### Stated exercise
The listing below must be repeated word for word, with its images excluded.

### Data excerpt
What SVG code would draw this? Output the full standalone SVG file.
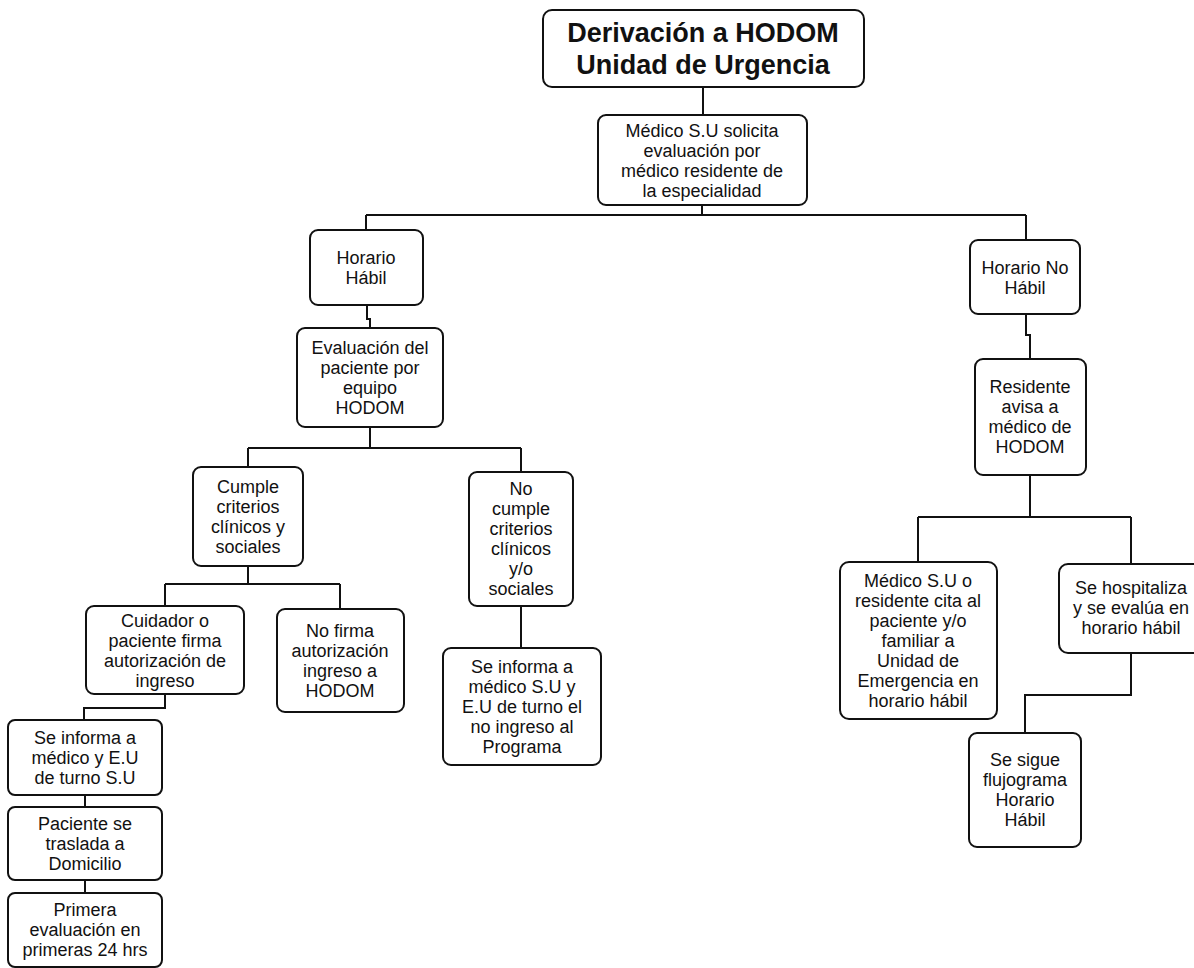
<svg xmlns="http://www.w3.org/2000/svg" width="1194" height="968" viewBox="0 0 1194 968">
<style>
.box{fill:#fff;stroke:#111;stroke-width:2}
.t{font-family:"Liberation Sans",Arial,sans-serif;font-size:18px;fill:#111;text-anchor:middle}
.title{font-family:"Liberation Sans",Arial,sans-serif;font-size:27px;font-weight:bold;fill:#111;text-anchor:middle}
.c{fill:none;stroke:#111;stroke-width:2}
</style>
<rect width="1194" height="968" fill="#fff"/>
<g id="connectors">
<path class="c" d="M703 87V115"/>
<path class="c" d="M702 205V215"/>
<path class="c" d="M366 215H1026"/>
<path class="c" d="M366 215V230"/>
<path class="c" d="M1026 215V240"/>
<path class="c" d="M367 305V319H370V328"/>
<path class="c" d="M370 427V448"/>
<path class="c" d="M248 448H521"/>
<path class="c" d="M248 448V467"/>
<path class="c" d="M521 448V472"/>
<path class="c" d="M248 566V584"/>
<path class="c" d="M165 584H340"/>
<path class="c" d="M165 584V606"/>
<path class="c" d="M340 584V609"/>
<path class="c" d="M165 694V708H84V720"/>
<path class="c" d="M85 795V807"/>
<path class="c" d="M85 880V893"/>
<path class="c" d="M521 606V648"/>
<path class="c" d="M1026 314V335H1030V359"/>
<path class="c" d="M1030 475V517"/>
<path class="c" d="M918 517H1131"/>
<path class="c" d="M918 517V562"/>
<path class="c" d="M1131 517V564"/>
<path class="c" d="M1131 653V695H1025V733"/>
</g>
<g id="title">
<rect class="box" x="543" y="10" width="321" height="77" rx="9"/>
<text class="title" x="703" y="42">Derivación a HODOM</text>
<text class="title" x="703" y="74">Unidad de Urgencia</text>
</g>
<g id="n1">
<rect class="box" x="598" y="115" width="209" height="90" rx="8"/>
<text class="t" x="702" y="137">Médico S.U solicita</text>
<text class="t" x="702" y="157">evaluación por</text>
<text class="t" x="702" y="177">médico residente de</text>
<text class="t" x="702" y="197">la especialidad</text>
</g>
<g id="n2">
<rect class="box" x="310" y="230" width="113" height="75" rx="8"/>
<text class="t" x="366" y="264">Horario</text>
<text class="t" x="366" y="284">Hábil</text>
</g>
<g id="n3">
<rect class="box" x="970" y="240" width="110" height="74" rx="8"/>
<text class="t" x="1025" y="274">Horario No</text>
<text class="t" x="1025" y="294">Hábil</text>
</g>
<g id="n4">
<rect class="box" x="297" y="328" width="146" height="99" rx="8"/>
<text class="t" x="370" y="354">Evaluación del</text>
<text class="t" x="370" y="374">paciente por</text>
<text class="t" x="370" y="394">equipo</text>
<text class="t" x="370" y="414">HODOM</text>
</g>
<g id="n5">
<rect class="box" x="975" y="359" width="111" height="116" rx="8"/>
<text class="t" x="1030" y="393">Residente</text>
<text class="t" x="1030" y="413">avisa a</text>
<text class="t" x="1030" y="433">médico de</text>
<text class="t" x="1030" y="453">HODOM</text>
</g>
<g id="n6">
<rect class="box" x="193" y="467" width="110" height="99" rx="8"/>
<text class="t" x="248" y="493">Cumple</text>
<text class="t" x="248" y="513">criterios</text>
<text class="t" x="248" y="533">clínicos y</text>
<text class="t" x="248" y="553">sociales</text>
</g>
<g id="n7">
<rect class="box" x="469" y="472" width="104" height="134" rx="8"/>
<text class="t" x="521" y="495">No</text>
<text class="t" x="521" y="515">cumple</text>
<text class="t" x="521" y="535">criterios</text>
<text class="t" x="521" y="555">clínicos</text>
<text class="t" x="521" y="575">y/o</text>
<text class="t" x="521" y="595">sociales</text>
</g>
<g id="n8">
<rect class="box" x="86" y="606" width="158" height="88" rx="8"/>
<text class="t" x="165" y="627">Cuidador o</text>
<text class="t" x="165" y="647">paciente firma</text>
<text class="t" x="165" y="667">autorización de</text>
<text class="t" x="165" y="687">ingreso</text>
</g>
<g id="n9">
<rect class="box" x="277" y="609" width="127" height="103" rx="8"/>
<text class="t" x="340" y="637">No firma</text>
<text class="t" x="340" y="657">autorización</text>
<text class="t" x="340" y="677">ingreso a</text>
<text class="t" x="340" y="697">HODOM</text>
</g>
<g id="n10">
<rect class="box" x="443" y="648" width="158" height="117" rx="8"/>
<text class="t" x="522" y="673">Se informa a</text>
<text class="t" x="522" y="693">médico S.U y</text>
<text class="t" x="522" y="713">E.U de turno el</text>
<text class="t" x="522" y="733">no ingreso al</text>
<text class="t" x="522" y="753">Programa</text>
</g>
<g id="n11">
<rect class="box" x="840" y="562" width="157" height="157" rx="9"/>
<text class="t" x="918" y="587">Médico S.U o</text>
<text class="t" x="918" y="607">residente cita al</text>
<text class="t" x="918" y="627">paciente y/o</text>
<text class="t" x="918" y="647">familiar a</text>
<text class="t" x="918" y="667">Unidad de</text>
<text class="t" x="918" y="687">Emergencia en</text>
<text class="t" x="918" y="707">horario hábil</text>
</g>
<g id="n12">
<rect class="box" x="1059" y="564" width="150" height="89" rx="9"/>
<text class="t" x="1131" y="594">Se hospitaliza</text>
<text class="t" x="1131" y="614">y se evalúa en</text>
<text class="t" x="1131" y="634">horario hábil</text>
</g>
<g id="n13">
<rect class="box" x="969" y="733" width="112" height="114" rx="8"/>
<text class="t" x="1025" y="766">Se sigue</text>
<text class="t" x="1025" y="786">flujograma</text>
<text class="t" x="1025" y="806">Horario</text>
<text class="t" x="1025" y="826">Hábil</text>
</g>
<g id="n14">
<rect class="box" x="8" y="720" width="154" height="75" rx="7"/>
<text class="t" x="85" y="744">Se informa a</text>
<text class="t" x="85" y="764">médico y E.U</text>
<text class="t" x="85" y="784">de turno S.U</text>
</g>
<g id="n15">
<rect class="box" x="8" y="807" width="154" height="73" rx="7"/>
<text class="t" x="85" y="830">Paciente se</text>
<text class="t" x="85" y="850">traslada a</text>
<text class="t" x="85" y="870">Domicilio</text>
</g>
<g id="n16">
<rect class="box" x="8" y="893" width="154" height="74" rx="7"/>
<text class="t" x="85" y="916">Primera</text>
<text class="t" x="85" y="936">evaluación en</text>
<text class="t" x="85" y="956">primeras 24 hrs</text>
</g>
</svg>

### Output for this task
What SVG code would draw this? Output the full standalone SVG file.
<svg xmlns="http://www.w3.org/2000/svg" width="1194" height="968" viewBox="0 0 1194 968">
<style>
.box{fill:#fff;stroke:#111;stroke-width:2}
.t{font-family:"Liberation Sans",Arial,sans-serif;font-size:18px;fill:#111;text-anchor:middle}
.title{font-family:"Liberation Sans",Arial,sans-serif;font-size:27px;font-weight:bold;fill:#111;text-anchor:middle}
.c{fill:none;stroke:#111;stroke-width:2}
</style>
<rect width="1194" height="968" fill="#fff"/>
<g id="connectors">
<path class="c" d="M703 87V115"/>
<path class="c" d="M702 205V215"/>
<path class="c" d="M366 215H1026"/>
<path class="c" d="M366 215V230"/>
<path class="c" d="M1026 215V240"/>
<path class="c" d="M367 305V319H370V328"/>
<path class="c" d="M370 427V448"/>
<path class="c" d="M248 448H521"/>
<path class="c" d="M248 448V467"/>
<path class="c" d="M521 448V472"/>
<path class="c" d="M248 566V584"/>
<path class="c" d="M165 584H340"/>
<path class="c" d="M165 584V606"/>
<path class="c" d="M340 584V609"/>
<path class="c" d="M165 694V708H84V720"/>
<path class="c" d="M85 795V807"/>
<path class="c" d="M85 880V893"/>
<path class="c" d="M521 606V648"/>
<path class="c" d="M1026 314V335H1030V359"/>
<path class="c" d="M1030 475V517"/>
<path class="c" d="M918 517H1131"/>
<path class="c" d="M918 517V562"/>
<path class="c" d="M1131 517V564"/>
<path class="c" d="M1131 653V695H1025V733"/>
</g>
<g id="title">
<rect class="box" x="543" y="10" width="321" height="77" rx="9"/>
<text class="title" x="703" y="42">Derivación a HODOM</text>
<text class="title" x="703" y="74">Unidad de Urgencia</text>
</g>
<g id="n1">
<rect class="box" x="598" y="115" width="209" height="90" rx="8"/>
<text class="t" x="702" y="137">Médico S.U solicita</text>
<text class="t" x="702" y="157">evaluación por</text>
<text class="t" x="702" y="177">médico residente de</text>
<text class="t" x="702" y="197">la especialidad</text>
</g>
<g id="n2">
<rect class="box" x="310" y="230" width="113" height="75" rx="8"/>
<text class="t" x="366" y="264">Horario</text>
<text class="t" x="366" y="284">Hábil</text>
</g>
<g id="n3">
<rect class="box" x="970" y="240" width="110" height="74" rx="8"/>
<text class="t" x="1025" y="274">Horario No</text>
<text class="t" x="1025" y="294">Hábil</text>
</g>
<g id="n4">
<rect class="box" x="297" y="328" width="146" height="99" rx="8"/>
<text class="t" x="370" y="354">Evaluación del</text>
<text class="t" x="370" y="374">paciente por</text>
<text class="t" x="370" y="394">equipo</text>
<text class="t" x="370" y="414">HODOM</text>
</g>
<g id="n5">
<rect class="box" x="975" y="359" width="111" height="116" rx="8"/>
<text class="t" x="1030" y="393">Residente</text>
<text class="t" x="1030" y="413">avisa a</text>
<text class="t" x="1030" y="433">médico de</text>
<text class="t" x="1030" y="453">HODOM</text>
</g>
<g id="n6">
<rect class="box" x="193" y="467" width="110" height="99" rx="8"/>
<text class="t" x="248" y="493">Cumple</text>
<text class="t" x="248" y="513">criterios</text>
<text class="t" x="248" y="533">clínicos y</text>
<text class="t" x="248" y="553">sociales</text>
</g>
<g id="n7">
<rect class="box" x="469" y="472" width="104" height="134" rx="8"/>
<text class="t" x="521" y="495">No</text>
<text class="t" x="521" y="515">cumple</text>
<text class="t" x="521" y="535">criterios</text>
<text class="t" x="521" y="555">clínicos</text>
<text class="t" x="521" y="575">y/o</text>
<text class="t" x="521" y="595">sociales</text>
</g>
<g id="n8">
<rect class="box" x="86" y="606" width="158" height="88" rx="8"/>
<text class="t" x="165" y="627">Cuidador o</text>
<text class="t" x="165" y="647">paciente firma</text>
<text class="t" x="165" y="667">autorización de</text>
<text class="t" x="165" y="687">ingreso</text>
</g>
<g id="n9">
<rect class="box" x="277" y="609" width="127" height="103" rx="8"/>
<text class="t" x="340" y="637">No firma</text>
<text class="t" x="340" y="657">autorización</text>
<text class="t" x="340" y="677">ingreso a</text>
<text class="t" x="340" y="697">HODOM</text>
</g>
<g id="n10">
<rect class="box" x="443" y="648" width="158" height="117" rx="8"/>
<text class="t" x="522" y="673">Se informa a</text>
<text class="t" x="522" y="693">médico S.U y</text>
<text class="t" x="522" y="713">E.U de turno el</text>
<text class="t" x="522" y="733">no ingreso al</text>
<text class="t" x="522" y="753">Programa</text>
</g>
<g id="n11">
<rect class="box" x="840" y="562" width="157" height="157" rx="9"/>
<text class="t" x="918" y="587">Médico S.U o</text>
<text class="t" x="918" y="607">residente cita al</text>
<text class="t" x="918" y="627">paciente y/o</text>
<text class="t" x="918" y="647">familiar a</text>
<text class="t" x="918" y="667">Unidad de</text>
<text class="t" x="918" y="687">Emergencia en</text>
<text class="t" x="918" y="707">horario hábil</text>
</g>
<g id="n12">
<rect class="box" x="1059" y="564" width="150" height="89" rx="9"/>
<text class="t" x="1131" y="594">Se hospitaliza</text>
<text class="t" x="1131" y="614">y se evalúa en</text>
<text class="t" x="1131" y="634">horario hábil</text>
</g>
<g id="n13">
<rect class="box" x="969" y="733" width="112" height="114" rx="8"/>
<text class="t" x="1025" y="766">Se sigue</text>
<text class="t" x="1025" y="786">flujograma</text>
<text class="t" x="1025" y="806">Horario</text>
<text class="t" x="1025" y="826">Hábil</text>
</g>
<g id="n14">
<rect class="box" x="8" y="720" width="154" height="75" rx="7"/>
<text class="t" x="85" y="744">Se informa a</text>
<text class="t" x="85" y="764">médico y E.U</text>
<text class="t" x="85" y="784">de turno S.U</text>
</g>
<g id="n15">
<rect class="box" x="8" y="807" width="154" height="73" rx="7"/>
<text class="t" x="85" y="830">Paciente se</text>
<text class="t" x="85" y="850">traslada a</text>
<text class="t" x="85" y="870">Domicilio</text>
</g>
<g id="n16">
<rect class="box" x="8" y="893" width="154" height="74" rx="7"/>
<text class="t" x="85" y="916">Primera</text>
<text class="t" x="85" y="936">evaluación en</text>
<text class="t" x="85" y="956">primeras 24 hrs</text>
</g>
</svg>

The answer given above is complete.